CHAPTER 1 (HAN and KAMBER)

CHAPTER 1 (HAN and KAMBER)

This chapter is a good introduction to the field of knowledge discovery in databases/data mining(KDD/DM). Many terms are introduced, key data mining functionalities are briefly described and many application oriented concepts are discussed.The emphasis (in this book) is on database perspective of data mining.

At first reading, it is adequate to emphasize Sections 1.1, 1.2, 1.4, 1.7 and 1.9

Section 1.1 Motivation and Importance

Large volumes of data are available and it is expected that this data contains useful information that can be helpful..
DM is a natural evolution of the database technology. The technology has evolved through data collection and management, advanced data analysis, on-line transaction processing, www, on-line analytical processing, and now data mining.

Section 1.2 What is Data Mining

Extracting or mining knowledge from large data bases.
Main steps: data cleaning; data integration; data selection; data mining; pattern evaluation; knowledge presentation.
Data mining system components: Database, data warehouse, www, or other data repository; database or data warehouse sever; knowledge base; data mining engine; pattern evaluation module; user interface.
Data mining involves an integration of techniques from database/datawarehouse technology, statistics, machine learning, high-performance computing, pattern recognition, and neural networks.
Emphasis is on efficient (in terms of time and storage) and scalable (running time linear with data size) data mining techniques.

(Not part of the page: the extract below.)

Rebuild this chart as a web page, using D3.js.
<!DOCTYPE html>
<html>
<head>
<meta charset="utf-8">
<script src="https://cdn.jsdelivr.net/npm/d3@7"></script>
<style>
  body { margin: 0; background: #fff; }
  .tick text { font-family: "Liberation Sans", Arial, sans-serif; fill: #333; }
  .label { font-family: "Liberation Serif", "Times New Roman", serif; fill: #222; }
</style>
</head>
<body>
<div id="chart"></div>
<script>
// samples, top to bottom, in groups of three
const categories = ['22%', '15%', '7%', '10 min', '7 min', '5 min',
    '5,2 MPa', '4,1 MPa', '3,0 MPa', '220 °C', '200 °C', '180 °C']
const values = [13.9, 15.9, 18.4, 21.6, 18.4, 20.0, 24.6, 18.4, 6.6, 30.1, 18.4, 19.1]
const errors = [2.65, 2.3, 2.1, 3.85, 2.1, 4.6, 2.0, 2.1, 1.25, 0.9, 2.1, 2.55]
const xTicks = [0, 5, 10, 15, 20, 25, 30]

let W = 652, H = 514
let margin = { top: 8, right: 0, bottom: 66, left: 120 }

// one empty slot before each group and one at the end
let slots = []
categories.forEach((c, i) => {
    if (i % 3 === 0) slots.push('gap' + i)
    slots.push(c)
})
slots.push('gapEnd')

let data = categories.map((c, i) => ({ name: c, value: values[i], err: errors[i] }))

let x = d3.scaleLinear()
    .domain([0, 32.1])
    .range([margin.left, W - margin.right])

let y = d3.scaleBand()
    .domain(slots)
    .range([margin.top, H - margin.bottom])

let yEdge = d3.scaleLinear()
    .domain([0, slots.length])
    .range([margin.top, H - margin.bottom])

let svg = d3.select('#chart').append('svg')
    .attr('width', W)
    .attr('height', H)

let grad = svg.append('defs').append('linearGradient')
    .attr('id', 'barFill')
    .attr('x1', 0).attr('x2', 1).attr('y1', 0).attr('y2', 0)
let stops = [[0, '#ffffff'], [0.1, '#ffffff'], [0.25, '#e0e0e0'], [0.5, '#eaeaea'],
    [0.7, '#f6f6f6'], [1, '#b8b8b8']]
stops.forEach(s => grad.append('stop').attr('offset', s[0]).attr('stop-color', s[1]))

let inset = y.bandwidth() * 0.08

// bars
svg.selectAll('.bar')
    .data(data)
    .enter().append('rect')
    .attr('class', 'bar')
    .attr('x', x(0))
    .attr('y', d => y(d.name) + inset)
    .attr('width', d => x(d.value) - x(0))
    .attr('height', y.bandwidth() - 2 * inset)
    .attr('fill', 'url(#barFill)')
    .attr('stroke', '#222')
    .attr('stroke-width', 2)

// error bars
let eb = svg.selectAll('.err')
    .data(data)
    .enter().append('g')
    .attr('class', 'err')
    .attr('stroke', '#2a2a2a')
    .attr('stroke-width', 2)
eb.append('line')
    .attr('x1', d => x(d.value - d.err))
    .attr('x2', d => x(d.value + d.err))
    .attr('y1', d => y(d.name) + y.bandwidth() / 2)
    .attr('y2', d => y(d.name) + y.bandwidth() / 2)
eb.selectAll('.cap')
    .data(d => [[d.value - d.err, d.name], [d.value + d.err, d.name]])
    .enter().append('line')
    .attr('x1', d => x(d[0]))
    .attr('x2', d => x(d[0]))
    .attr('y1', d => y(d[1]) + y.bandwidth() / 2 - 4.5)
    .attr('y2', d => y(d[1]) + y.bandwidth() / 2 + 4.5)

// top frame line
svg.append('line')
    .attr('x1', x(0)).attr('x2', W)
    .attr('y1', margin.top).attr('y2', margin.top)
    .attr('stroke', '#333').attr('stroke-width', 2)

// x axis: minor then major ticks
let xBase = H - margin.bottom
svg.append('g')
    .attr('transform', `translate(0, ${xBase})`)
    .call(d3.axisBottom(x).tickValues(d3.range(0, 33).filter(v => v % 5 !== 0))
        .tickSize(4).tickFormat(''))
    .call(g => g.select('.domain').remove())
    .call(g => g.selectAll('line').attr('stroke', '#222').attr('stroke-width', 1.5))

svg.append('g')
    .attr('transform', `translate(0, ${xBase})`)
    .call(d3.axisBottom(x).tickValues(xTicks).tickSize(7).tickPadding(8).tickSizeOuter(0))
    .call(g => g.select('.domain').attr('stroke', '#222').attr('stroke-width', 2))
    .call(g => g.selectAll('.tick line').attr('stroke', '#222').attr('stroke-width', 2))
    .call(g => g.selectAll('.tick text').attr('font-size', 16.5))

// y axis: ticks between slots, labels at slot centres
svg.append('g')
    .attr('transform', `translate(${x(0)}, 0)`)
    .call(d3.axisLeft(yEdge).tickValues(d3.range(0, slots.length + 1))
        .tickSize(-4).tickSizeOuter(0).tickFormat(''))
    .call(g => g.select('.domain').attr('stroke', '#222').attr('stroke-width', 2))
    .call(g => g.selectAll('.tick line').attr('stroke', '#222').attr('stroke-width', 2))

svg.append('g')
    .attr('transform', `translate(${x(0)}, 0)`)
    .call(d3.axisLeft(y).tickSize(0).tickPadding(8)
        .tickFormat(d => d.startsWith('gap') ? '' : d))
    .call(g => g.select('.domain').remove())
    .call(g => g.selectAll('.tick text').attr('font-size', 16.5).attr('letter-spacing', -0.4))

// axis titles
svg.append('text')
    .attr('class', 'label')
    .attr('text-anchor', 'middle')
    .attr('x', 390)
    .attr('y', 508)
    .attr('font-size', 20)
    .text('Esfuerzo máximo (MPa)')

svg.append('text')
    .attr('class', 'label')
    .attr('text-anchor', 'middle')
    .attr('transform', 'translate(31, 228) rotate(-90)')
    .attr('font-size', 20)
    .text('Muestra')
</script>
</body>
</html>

Section 1.3 Different Types of Databases

Relational
Data warehouses
Transactional databases
Advanced data and information systems

Object-oriented and object-relational databases

Temporal, sequence, time-series databases

Spatial and spatiotemporal databases

Text and multimedia databases

Heterogeneous and legacy databases

Data stream databases

World wide web

Section 1.4 Data Mining Functionalities

Concept description: characterization and discrimination
Mining frequent patterns, associations, and correlations
Classification
Prediction
Cluster analysis
Outlier analysis
Evolution analysis

Section 1.5 Interestingness of Discovered Patterns

Techniques for evaluating the interestingness of discovered patterns or knowledge.

Section 1.6 Classification of Data Mining Systems

Kinds of databases
Kinds of knowledge discovered/mined.
Kinds of techniques employed
According to application domain

Section 1.7 Data Mining Task Primitives

Task-relevant data
Kind of knowledge to be mined
Background knowledge
Interestingness measures
Expected visualization representation

Section 1.8 Integration of Data Mining and Data Base Systems

No coupling, loose coupling, semi-tight coupling, tightcoupling.

Section 1.9 Major Issues in Data Mining

Mining methodology and user interaction issues: different kinds of knowledge in databases, interactive mining at multiple levels of abstraction, incorporation of background knowledge, data mining query languages and ad hoc data mining, presentation and visualization of results, handling noisy and incomplete data, interestingness problem.
Performance issues: efficiency and scalability of datamining algorithms, parallel, distributed and incremental algorithms.
Database diversity issues: handling of relational and complex data, heterogeneous databases and global information systems.